Behörden und Justizvollzugsbeamte merken oft nicht, welche Geschäfte die Russenmafia im Knast macht. Oder sie wollen es nicht merken.
(Foto: dpa)Die Jungfrau Maria sieht dilettantisch aus. Eine Strichzeichnung, eine Skizze bestenfalls. Die Linien der Heiligen mit dem Jesuskind sind schlecht geführt, die Farbe unterschiedlich ausgebleicht. Alexej Petrow ist trotzdem stolz auf sein erstes Knast-Tattoo. "Das bedeutet, dass ich zwar erst im Jugendknast bin, aber mich nach oben arbeiten werde", sagt er und zieht sein T-Shirt wieder über den Bauch.
Jedes Gefängnis-Tattoo hat eine Bedeutung. Es ist eine Art Vertrag zwischen dem Einzelnen und der Knastgemeinschaft. Alexej Petrow hielt sein Versprechen: Er arbeitete sich nach oben, bis er die rechte Hand des Mannes war, den sie im Gefängnis nur "den Boss" nannten. Petrow organisierte für die Russenmafia in einem bayerischen Gefängnis die Drogenlieferungen. Vor einigen Monaten brach er alle Versprechen. Er stieg aus. Seine Geschichte gibt einen äußerst seltenen Einblick in die Welt hinter Gefängnismauern, in einen rechtsfreien Raum im Herzen unseres Rechtsstaates.
Petrow sitzt in einem Straßencafé im Ausland. Er sagt "Wir", wenn er von der Russenmafia, den Kameraden im Gefängnis oder den Wegen der Drogenschmuggler spricht. Aber ein "Wir" gibt es nicht mehr. Petrow, der wie alle Personen in dieser Geschichte eigentlich anders heißt, hat gegen seine Kameraden ausgesagt, einige wurden zu Haftstrafen von mehr als zehn Jahren verurteilt. "Ich habe gegen die erste, die wichtigste Regel verstoßen", sagt er. Das Zeugenschutzprogramm, das reiche nicht, deswegen sei er im Ausland. Von einem Moment auf den anderen werden seine freundlichen blauen Augen eiskalt, die Pupillen verengen sich. "Bei uns steigt niemand aus."
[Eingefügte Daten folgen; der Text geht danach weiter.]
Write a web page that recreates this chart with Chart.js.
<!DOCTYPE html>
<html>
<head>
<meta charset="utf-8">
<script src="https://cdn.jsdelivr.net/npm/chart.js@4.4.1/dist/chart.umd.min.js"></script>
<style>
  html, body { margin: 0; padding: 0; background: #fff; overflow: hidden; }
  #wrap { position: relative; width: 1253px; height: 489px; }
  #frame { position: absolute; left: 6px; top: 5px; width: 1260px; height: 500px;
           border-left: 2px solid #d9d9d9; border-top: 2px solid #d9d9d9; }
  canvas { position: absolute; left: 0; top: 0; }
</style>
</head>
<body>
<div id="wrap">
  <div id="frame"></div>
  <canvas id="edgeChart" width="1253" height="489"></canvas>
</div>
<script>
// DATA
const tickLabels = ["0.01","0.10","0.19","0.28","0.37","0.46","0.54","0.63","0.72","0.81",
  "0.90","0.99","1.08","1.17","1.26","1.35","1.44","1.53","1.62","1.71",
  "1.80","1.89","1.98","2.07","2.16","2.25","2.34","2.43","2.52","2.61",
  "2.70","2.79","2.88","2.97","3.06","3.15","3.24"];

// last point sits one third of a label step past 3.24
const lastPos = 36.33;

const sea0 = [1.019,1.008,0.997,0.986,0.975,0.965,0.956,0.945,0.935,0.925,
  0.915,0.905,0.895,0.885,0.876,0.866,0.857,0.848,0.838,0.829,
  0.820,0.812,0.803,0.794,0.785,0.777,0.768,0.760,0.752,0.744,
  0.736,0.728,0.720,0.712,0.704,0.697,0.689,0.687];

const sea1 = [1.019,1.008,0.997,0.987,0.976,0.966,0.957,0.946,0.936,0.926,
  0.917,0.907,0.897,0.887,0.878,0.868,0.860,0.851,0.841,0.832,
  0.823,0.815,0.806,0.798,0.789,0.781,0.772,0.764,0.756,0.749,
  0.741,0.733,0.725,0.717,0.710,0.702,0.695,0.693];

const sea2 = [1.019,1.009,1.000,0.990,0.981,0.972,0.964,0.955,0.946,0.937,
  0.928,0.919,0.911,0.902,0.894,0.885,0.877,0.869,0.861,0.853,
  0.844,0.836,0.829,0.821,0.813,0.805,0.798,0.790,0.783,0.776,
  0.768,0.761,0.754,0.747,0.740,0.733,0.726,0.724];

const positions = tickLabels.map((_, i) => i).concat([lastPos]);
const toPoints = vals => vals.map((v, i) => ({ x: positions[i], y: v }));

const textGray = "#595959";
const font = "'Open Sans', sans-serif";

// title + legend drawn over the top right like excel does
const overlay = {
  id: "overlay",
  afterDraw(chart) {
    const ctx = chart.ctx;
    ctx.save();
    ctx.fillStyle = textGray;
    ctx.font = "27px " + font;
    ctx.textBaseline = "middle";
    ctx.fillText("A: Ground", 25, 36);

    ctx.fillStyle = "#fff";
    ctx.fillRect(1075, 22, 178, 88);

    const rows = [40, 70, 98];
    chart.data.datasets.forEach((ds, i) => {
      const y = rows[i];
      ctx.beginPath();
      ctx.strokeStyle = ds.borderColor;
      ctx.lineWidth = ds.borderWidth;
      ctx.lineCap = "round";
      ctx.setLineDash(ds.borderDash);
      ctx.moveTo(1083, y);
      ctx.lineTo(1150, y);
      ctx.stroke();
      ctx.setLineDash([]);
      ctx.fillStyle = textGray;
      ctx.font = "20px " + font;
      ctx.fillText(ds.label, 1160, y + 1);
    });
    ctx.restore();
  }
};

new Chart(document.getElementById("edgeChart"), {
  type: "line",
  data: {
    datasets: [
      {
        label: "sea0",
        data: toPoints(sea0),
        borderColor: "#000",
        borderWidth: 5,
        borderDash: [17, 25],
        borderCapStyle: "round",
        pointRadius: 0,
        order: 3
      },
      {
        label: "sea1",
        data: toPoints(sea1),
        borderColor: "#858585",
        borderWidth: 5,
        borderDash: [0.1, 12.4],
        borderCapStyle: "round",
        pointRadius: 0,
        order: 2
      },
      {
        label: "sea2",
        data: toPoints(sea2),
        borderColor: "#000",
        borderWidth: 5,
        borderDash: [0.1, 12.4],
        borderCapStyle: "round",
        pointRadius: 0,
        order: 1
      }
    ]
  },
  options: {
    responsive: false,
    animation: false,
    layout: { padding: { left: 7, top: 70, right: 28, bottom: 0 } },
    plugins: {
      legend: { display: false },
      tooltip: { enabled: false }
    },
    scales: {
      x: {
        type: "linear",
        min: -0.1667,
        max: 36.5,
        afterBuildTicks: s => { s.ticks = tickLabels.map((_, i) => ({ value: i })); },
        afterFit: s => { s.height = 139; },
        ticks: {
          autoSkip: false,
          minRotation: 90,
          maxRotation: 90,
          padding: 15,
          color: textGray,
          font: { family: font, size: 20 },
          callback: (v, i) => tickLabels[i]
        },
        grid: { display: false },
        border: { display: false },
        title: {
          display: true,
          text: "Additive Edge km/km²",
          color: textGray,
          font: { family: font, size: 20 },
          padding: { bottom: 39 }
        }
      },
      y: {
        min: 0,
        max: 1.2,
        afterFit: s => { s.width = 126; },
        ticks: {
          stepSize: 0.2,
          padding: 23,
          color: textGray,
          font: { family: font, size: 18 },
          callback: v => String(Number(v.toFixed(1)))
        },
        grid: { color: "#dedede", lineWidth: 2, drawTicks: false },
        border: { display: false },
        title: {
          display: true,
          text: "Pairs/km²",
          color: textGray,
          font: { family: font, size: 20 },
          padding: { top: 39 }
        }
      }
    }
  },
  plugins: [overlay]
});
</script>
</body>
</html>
Die Russenmafia kontrolliert den Drogenhandel in den 42 bayerischen Gefängnissen. Das erzählen ehemalige Insassen, das wissen aber auch die Experten der Behörden. In die Öffentlichkeit drängt die Situation in den Gefängnissen trotzdem nur, wenn es wieder einmal einen Suizid, eine Massenschlägerei oder einen Hungerstreik gibt. Das ist selten. Gewalt aber scheint im Knast Alltag zu sein. In einer Studie des Kriminologen Christian Pfeiffer gab jeder vierte befragte Gefangene in vier norddeutschen Bundesländern an, regelmäßig Opfer von psychischer oder körperlicher Gewalt zu werden.
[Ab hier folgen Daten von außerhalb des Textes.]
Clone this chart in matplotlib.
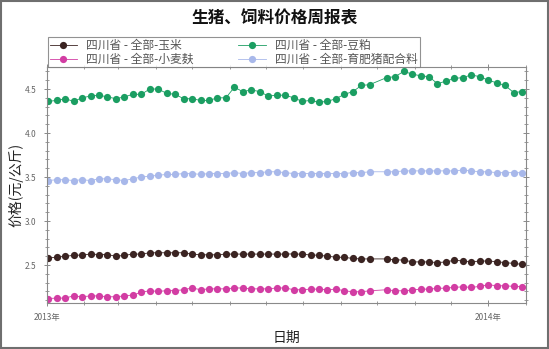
import numpy as np
import pandas as pd
import matplotlib
matplotlib.use("Agg")
import matplotlib.pyplot as plt
import matplotlib.dates as mdates
from matplotlib.patches import Rectangle

plt.rcParams['font.family'] = ['Noto Sans CJK SC', 'DejaVu Sans']

# Weekly quotations, Sichuan province (yuan / kg); None = no quote that week
start_date = "2013-01-02"
n_weeks = 57

corn = [2.58, 2.59, 2.60, 2.61, 2.615, 2.625, 2.62, 2.62, 2.60, 2.61,
        2.625, 2.625, 2.64, 2.64, 2.64, 2.64, 2.64, 2.625, 2.617, 2.617,
        2.617, 2.625, 2.625, 2.625, 2.625, 2.625, 2.625, 2.625, 2.625, 2.627,
        2.623, 2.615, 2.612, 2.60, 2.59, 2.588, 2.575, 2.57, 2.57, None,
        2.57, 2.56, 2.557, 2.536, 2.536, 2.536, 2.528, 2.536, 2.555, 2.547,
        2.538, 2.545, 2.547, 2.538, 2.528, 2.519, 2.508]

soymeal = [4.36, 4.37, 4.39, 4.36, 4.40, 4.42, 4.43, 4.41, 4.39, 4.41,
           4.44, 4.44, 4.50, 4.50, 4.45, 4.44, 4.39, 4.39, 4.37, 4.37,
           4.40, 4.40, 4.52, 4.47, 4.49, 4.47, 4.42, 4.43, 4.43, 4.40,
           4.36, 4.37, 4.35, 4.36, 4.39, 4.44, 4.47, 4.54, 4.55, None,
           4.63, 4.64, 4.70, 4.67, 4.65, 4.64, 4.56, 4.59, 4.62, 4.63,
           4.66, 4.64, 4.60, 4.57, 4.54, 4.46, 4.47]

bran = [2.12, 2.125, 2.125, 2.15, 2.14, 2.15, 2.15, 2.14, 2.14, 2.15,
        2.16, 2.19, 2.21, 2.20, 2.21, 2.21, 2.22, 2.24, 2.22, 2.23,
        2.23, 2.23, 2.24, 2.24, 2.23, 2.23, 2.23, 2.24, 2.24, 2.22,
        2.22, 2.227, 2.227, 2.22, 2.227, 2.208, 2.197, 2.197, 2.208, None,
        2.22, 2.208, 2.208, 2.216, 2.227, 2.227, 2.235, 2.239, 2.246, 2.254,
        2.246, 2.258, 2.277, 2.265, 2.265, 2.258, 2.254]

hog_feed = [3.46, 3.47, 3.47, 3.46, 3.47, 3.46, 3.48, 3.48, 3.47, 3.46,
            3.48, 3.50, 3.51, 3.52, 3.53, 3.53, 3.54, 3.54, 3.53, 3.54,
            3.54, 3.54, 3.55, 3.54, 3.55, 3.55, 3.56, 3.56, 3.55, 3.54,
            3.54, 3.54, 3.54, 3.54, 3.54, 3.54, 3.55, 3.55, 3.56, None,
            3.56, 3.56, 3.57, 3.57, 3.57, 3.57, 3.57, 3.57, 3.57, 3.58,
            3.57, 3.56, 3.56, 3.55, 3.55, 3.55, 3.55]

series_names = ["四川省 - 全部-玉米", "四川省 - 全部-小麦麸",
                "四川省 - 全部-豆粕", "四川省 - 全部-育肥猪配合料"]
series_values = [corn, bran, soymeal, hog_feed]
series_colors = ["#3b2422", "#d23da3", "#1b9e62", "#a8b8ea"]

dates = pd.date_range(start_date, periods=n_weeks, freq="7D")

fig = plt.figure(figsize=(5.49, 3.49), dpi=100)
ax = fig.add_axes([0.0856, 0.132, 0.872, 0.676])

for name, vals, col in zip(series_names, series_values, series_colors):
    s = pd.Series(vals, index=dates, dtype=float).dropna()
    ax.plot(s.index, s.values, color=col, lw=0.6, marker="o",
            markersize=5.2, markeredgewidth=0, label=name)

ax.set_xlim(pd.Timestamp("2013-01-01"), pd.Timestamp("2014-02-01"))
ax.set_ylim(2.07, 4.75)

ax.xaxis.set_major_locator(mdates.YearLocator())
ax.xaxis.set_major_formatter(mdates.DateFormatter("%Y年"))
ax.xaxis.set_minor_locator(mdates.MonthLocator())
ax.yaxis.set_major_locator(matplotlib.ticker.MultipleLocator(0.5))
ax.yaxis.set_minor_locator(matplotlib.ticker.MultipleLocator(0.1))
ax.yaxis.set_major_formatter(matplotlib.ticker.FormatStrFormatter("%.1f"))

for sp in ax.spines.values():
    sp.set_color("#8a8a8a")
    sp.set_linewidth(0.8)
ax.tick_params(which="both", direction="inout", colors="#8a8a8a",
               top=True, right=True, labelcolor="#666666", labelsize=6)
ax.tick_params(which="major", length=5, width=0.7)
ax.tick_params(which="minor", length=3, width=0.6)
ax.tick_params(axis="y", pad=5)
ax.tick_params(axis="x", pad=5)

ax.set_ylabel("价格(元/公斤)", fontsize=10, color="#222222")
ax.yaxis.set_label_coords(-0.05, 0.5)
ax.set_xlabel("日期", fontsize=10, color="#222222", labelpad=6)

leg = fig.legend(loc="upper left", bbox_to_anchor=(0.087, 0.893), ncol=2,
                 fontsize=8.5, frameon=True, fancybox=False,
                 borderpad=0.15, labelspacing=0.05, handlelength=2.3,
                 handletextpad=0.8, columnspacing=3.8, borderaxespad=0)
leg.get_frame().set_edgecolor("#777777")
leg.get_frame().set_linewidth(0.8)
for t in leg.get_texts():
    t.set_color("#555555")

fig.text(0.5, 0.948, "生猪、饲料价格周报表", ha="center", va="center",
         fontsize=12, fontweight="bold", color="#111111")

fig.patches.append(Rectangle((0.002, 0.003), 0.996, 0.994,
                             transform=fig.transFigure, fill=False,
                             edgecolor="#6f6f6f", linewidth=1.5))

fig.savefig("out.png", dpi=100)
Für Bayern gibt es keine Zahlen. Aber zwei Fakten: In keinem Bundesland sitzen im Verhältnis zur Bevölkerung so viele Menschen in Gefängnissen. Und in keinem Bundesland muss ein Justizvollzugsbeamten so viele Insassen beaufsichtigen. 5260 Beamte passen auf knapp 9500 Gefangene auf. Nach Veröffentlichung der Studie ließ Justizministerin Beate Merk klarstellen: "Unsere Beamten sind geschult, hinzuschauen und konsequent zu reagieren."
Alexej Petrow lacht auf, als er das Zitat der Ministerin hört. "Die Beamten sehen nichts. Und sie wollen auch nichts sehen." Knapp zwölf Jahre hat Petrow in verschiedenen bayerischen Gefängnissen verbracht. Nach dem Tod des Vaters kam er mit der Mutter aus Russland nach Deutschland. Das war 1996. Zwei Jahre später, mit 19, landet er zum ersten Mal im Jugendarrest. Er hatte mit Drogen gedealt. Petrow sprach kaum Deutsch. Draußen fand er keine Freunde, doch im Gefängnis gehörte er schnell dazu. Er war clever, konnte reden und Dinge organisieren. So machte er Karriere. "Es ist im Prinzip wie eine Ausbildung im normalen Leben", sagt er heute. "Man kommt als Lehrling. Und wenn du bei uns warst, gehst du als Meister."